_What is expected_: Output all of the records exactly as written.

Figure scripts
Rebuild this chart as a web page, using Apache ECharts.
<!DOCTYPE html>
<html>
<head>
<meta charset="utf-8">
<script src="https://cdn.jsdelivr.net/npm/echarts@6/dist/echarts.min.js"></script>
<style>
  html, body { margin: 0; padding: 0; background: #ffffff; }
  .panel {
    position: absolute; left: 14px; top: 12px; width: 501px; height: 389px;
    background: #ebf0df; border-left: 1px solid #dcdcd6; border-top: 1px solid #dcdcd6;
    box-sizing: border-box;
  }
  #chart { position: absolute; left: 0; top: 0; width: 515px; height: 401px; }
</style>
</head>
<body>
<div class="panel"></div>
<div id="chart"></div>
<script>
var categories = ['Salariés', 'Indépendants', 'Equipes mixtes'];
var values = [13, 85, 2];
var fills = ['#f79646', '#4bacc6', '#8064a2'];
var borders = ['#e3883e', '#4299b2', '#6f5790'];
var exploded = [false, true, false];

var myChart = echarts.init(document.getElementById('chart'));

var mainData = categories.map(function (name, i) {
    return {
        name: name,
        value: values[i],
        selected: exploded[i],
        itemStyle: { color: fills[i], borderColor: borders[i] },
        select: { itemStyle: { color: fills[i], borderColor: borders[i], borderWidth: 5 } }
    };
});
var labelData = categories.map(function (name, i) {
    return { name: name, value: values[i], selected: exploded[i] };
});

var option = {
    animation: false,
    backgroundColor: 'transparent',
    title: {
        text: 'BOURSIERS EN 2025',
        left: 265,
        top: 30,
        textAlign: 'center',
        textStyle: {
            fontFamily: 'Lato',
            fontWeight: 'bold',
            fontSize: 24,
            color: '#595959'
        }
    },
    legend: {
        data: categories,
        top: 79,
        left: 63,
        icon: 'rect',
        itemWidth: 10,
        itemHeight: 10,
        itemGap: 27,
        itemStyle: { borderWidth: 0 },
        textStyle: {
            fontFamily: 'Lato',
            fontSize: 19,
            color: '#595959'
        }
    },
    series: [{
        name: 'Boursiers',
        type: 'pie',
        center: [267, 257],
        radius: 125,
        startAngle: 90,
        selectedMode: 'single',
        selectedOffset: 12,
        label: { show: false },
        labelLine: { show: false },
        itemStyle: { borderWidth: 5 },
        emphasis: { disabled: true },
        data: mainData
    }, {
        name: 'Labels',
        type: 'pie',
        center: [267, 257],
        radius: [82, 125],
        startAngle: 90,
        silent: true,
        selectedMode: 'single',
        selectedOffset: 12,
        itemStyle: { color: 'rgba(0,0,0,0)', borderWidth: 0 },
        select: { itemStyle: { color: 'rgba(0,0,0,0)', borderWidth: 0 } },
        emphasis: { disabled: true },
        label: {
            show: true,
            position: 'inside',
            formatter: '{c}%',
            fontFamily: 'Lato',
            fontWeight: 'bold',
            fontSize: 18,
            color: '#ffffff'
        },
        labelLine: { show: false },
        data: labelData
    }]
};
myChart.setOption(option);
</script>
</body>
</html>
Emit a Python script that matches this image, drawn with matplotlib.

_Final result_:
Rebuild this chart as a web page, using Apache ECharts.
<!DOCTYPE html>
<html>
<head>
<meta charset="utf-8">
<script src="https://cdn.jsdelivr.net/npm/echarts@6/dist/echarts.min.js"></script>
<style>
  html, body { margin: 0; padding: 0; background: #ffffff; }
  .panel {
    position: absolute; left: 14px; top: 12px; width: 501px; height: 389px;
    background: #ebf0df; border-left: 1px solid #dcdcd6; border-top: 1px solid #dcdcd6;
    box-sizing: border-box;
  }
  #chart { position: absolute; left: 0; top: 0; width: 515px; height: 401px; }
</style>
</head>
<body>
<div class="panel"></div>
<div id="chart"></div>
<script>
var categories = ['Salariés', 'Indépendants', 'Equipes mixtes'];
var values = [13, 85, 2];
var fills = ['#f79646', '#4bacc6', '#8064a2'];
var borders = ['#e3883e', '#4299b2', '#6f5790'];
var exploded = [false, true, false];

var myChart = echarts.init(document.getElementById('chart'));

var mainData = categories.map(function (name, i) {
    return {
        name: name,
        value: values[i],
        selected: exploded[i],
        itemStyle: { color: fills[i], borderColor: borders[i] },
        select: { itemStyle: { color: fills[i], borderColor: borders[i], borderWidth: 5 } }
    };
});
var labelData = categories.map(function (name, i) {
    return { name: name, value: values[i], selected: exploded[i] };
});

var option = {
    animation: false,
    backgroundColor: 'transparent',
    title: {
        text: 'BOURSIERS EN 2025',
        left: 265,
        top: 30,
        textAlign: 'center',
        textStyle: {
            fontFamily: 'Lato',
            fontWeight: 'bold',
            fontSize: 24,
            color: '#595959'
        }
    },
    legend: {
        data: categories,
        top: 79,
        left: 63,
        icon: 'rect',
        itemWidth: 10,
        itemHeight: 10,
        itemGap: 27,
        itemStyle: { borderWidth: 0 },
        textStyle: {
            fontFamily: 'Lato',
            fontSize: 19,
            color: '#595959'
        }
    },
    series: [{
        name: 'Boursiers',
        type: 'pie',
        center: [267, 257],
        radius: 125,
        startAngle: 90,
        selectedMode: 'single',
        selectedOffset: 12,
        label: { show: false },
        labelLine: { show: false },
        itemStyle: { borderWidth: 5 },
        emphasis: { disabled: true },
        data: mainData
    }, {
        name: 'Labels',
        type: 'pie',
        center: [267, 257],
        radius: [82, 125],
        startAngle: 90,
        silent: true,
        selectedMode: 'single',
        selectedOffset: 12,
        itemStyle: { color: 'rgba(0,0,0,0)', borderWidth: 0 },
        select: { itemStyle: { color: 'rgba(0,0,0,0)', borderWidth: 0 } },
        emphasis: { disabled: true },
        label: {
            show: true,
            position: 'inside',
            formatter: '{c}%',
            fontFamily: 'Lato',
            fontWeight: 'bold',
            fontSize: 18,
            color: '#ffffff'
        },
        labelLine: { show: false },
        data: labelData
    }]
};
myChart.setOption(option);
</script>
</body>
</html>
Emit a Python script that matches this image, drawn with matplotlib.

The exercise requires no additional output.